The unfair exaggeration in which plaintiff and appellant indulges may be further noted from the fact that while he in his brief appraises the 300 cavans of palay taken by him at P1.50 a cavan, he values the 3,200 cavans of palay which he claims was produced by lot No. 4 at P2.50 a cavan.

On the other hand, we find that the price of P4.20 a cavan claimed by the defendants for the 300 cavans of palay was also exaggerated. We accept the testimony of Pedro Fabricante, a rebuttal witness for the plaintiff, to the effect that in 1928 the price of palay in Libmanan oscillated from P1.20 to P2.20 a cavan, depending upon the season of the year in which the grain was sold. Since the plaintiff himself claimed that the price of palay in Libmanan was P2.50 a cavan, we accept the maximum price given by the witness Fabricante, to wit, P2.20, as the most reasonable. Summarizing the evidence, we find that the plaintiff has received from the estate of his mother the following:



Twelve carabaos, at P30 a head


Three hundred cavans of palay, at P2.20 a cavan


Amount spent by the plaintiff’s mother to give him a professional career, to wit, P1,000, of which one-half is collationable




The defendant Victoria Adan, on the other hand, received from her deceased mother the four parcels of land in question, the agreed value of which is P2,783.55. It was proven during the trial that she spent P300 for the funeral of the deceased, and deducting that sum from the value of the property she received would leave only P2,483.55 as her net share, which is less than that received by the plaintiff.
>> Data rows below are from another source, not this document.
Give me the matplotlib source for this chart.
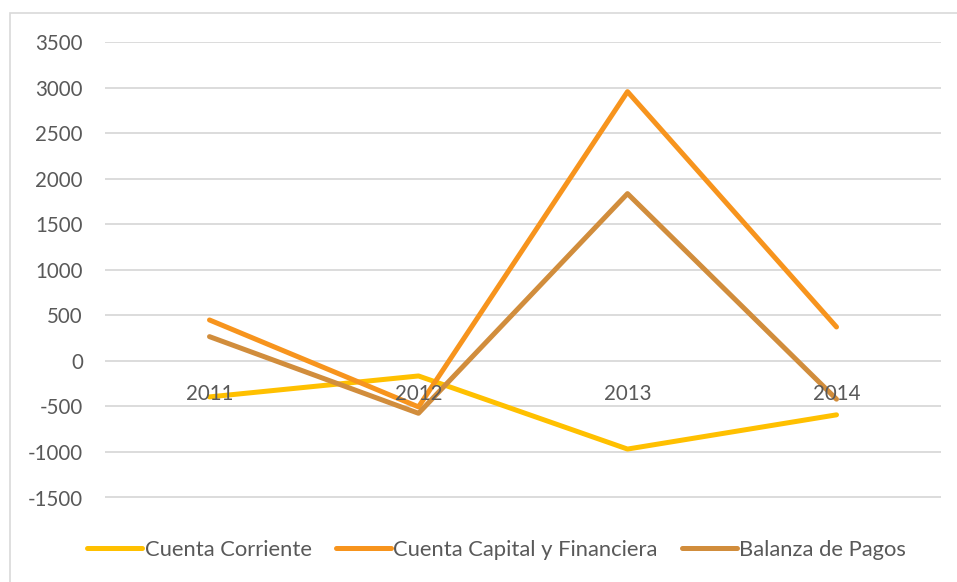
import matplotlib
matplotlib.use("Agg")
import matplotlib.pyplot as plt
from matplotlib.patches import Rectangle

# datos
years = ["2011", "2012", "2013", "2014"]
cuenta_corriente = [-395, -165, -968, -592]
cuenta_capital = [450, -505, 2958, 373]
balanza_pagos = [267, -575, 1838, -420]
y_ticks = [-1500, -1000, -500, 0, 500, 1000, 1500, 2000, 2500, 3000, 3500]

plt.rcParams["font.family"] = ["Lato", "DejaVu Sans"]
text_color = "#595959"
grid_color = "#D9D9D9"
fs = 14.8

fig = plt.figure(figsize=(9.57, 5.82), dpi=100)
ax = fig.add_axes([105 / 957, 1 - 497.5 / 582, 836 / 957, (497.5 - 42.3) / 582])

# borde del grafico (solo arriba e izquierda visibles)
fig.patches.append(Rectangle((10 / 957, -0.1), 1.2, 1 - 13 / 582 + 0.1,
                             transform=fig.transFigure, fill=False,
                             edgecolor=grid_color, linewidth=1.2))

x = list(range(len(years)))
ax.plot(x, cuenta_corriente, color="#FFC000", lw=3.6, solid_capstyle="round",
        solid_joinstyle="round", label="Cuenta Corriente")
ax.plot(x, cuenta_capital, color="#F7941D", lw=3.6, solid_capstyle="round",
        solid_joinstyle="round", label="Cuenta Capital y Financiera")
ax.plot(x, balanza_pagos, color="#D18D3C", lw=3.6, solid_capstyle="round",
        solid_joinstyle="round", label="Balanza de Pagos")

ax.set_xlim(-0.5, len(years) - 0.5)
ax.set_ylim(-1500, 3500)
ax.set_yticks(y_ticks)
ax.set_yticklabels([str(v) for v in y_ticks])
ax.yaxis.grid(True, color=grid_color, lw=1.3)
ax.set_axisbelow(True)
ax.set_xticks([])
ax.tick_params(axis="y", length=0, pad=16, labelsize=fs, labelcolor=text_color)
for s in ax.spines.values():
    s.set_visible(False)

# etiquetas de categoria junto al eje (cruza en 0)
for i, yr in enumerate(years):
    ax.annotate(yr, (i, 0), xytext=(0, -23), textcoords="offset pixels",
                ha="center", va="top", fontsize=fs, color=text_color)

leg = fig.legend(loc="center", bbox_to_anchor=(0.519, 1 - 550 / 582), ncol=3,
                 frameon=False, fontsize=15.8, handlelength=2.5,
                 handletextpad=0.12, columnspacing=1.1)
for t in leg.get_texts():
    t.set_color(text_color)

plt.savefig("out.png", dpi=100)
plt.close()
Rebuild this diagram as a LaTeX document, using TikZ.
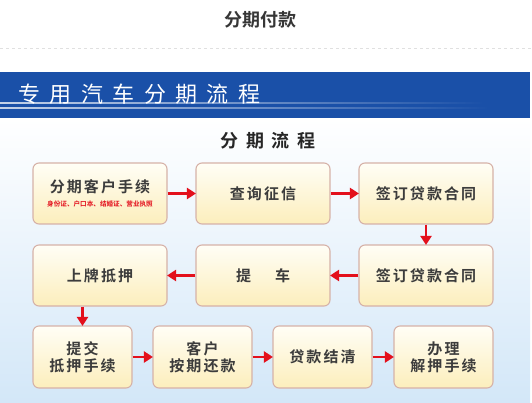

Whatever produce the defendants may have obtained from the four parcels of land received by them must have been compensated more or less by the fruit or interest of the money and other property received by the plaintiff.

It will be noted that, by a different process of reasoning, based upon our own independent study of the evidence, we arrive at the same result as that reached by the trial court, namely, that the plaintiff is not entitled to the relief he seeks.

The judgment is affirmed, with costs.

De Joya, Hilado, and Bengzon, JJ., concur.